Jauh sebelum Demokrat, PDI-P lebih dulu mendapatkan tuah elektoral dari peran oposisi. Pada 2004-2014 atau sepanjang dua periode kepemimpinan Presiden Yudhoyono, PDI-P konsisten berada di luar pemerintah. Selama itu pula, parpol yang dipimpin Megawati Soekarnoputri itu tak pernah absen mengkritik kebijakan pemerintah, termasuk juga penyelenggaraan pemilu.
Hasilnya, sekitar dua tahun sebelum Pemilu 2014, yakni pada Desember 2012, survei Litbang Kompas merekam tingkat elektabilitas PDI-P ada pada angka 13 persen. Enam bulan setelahnya, raihan itu naik hampir dua kali lipat, yakni 23,6 persen pada Juni 2013. Lonjakan elektabilitas dalam posisi oposisi itu yang selanjutnya mengantarkan PDI-P menjadi pemenang Pemilu 2014. Bahkan mengulangi kemenangan pada Pemilu 2019.
Kekuatan PDI-P semakin lengkap dengan keberadaan Jokowi. Sebagai kader yang diusung sebagai capres, tingkat elektabilitasnya dominan di antara tokoh lain, baik di Pemilu 2014 maupun 2019.
Sekalipun bisa menghasilkan keuntungan elektoral, Yunarto mengingatkan, manuver Yudhoyono dengan tudingannya bisa berdampak buruk.

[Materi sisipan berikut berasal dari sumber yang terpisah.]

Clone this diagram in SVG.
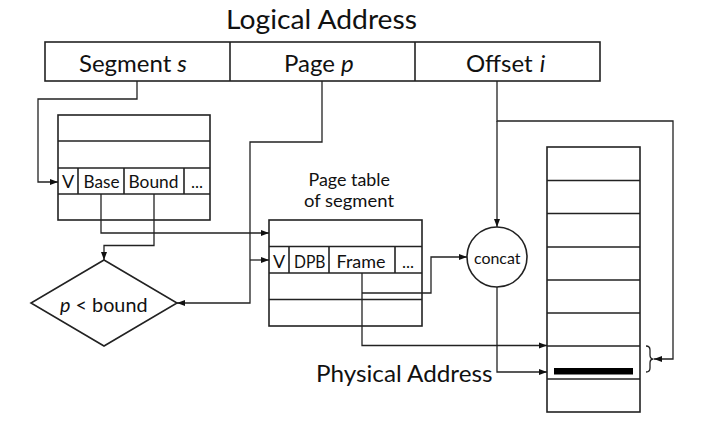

Salah satunya menyulitkan komunikasi politik dalam membangun koalisi menghadapi Pilpres 2024. Sebab, salah satu calon mitra koalisi Demokrat, yakni Nasdem, merupakan bagian dari koalisi pemerintahan.
KOMPAS/RADITYA HELABUMI
Ketua Umum Partai Demokrat Agus Harimurti Yudhoyono
Selain itu, peran Yudhoyono yang berlebihan dapat menghambat regenerasi internal. Padahal, saat ini Demokrat sedang ingin meregenerasi tokoh utamanya, dari Yudhoyono kepada Agus. ”Ketika Yudhoyono terlalu banyak turun gunung, itu akan mendegradasi peran Agus Harimurti Yudhoyono sebagai seseorang yang seharusnya mengambil peran, termasuk yang keras seperti itu,” kata Yunarto.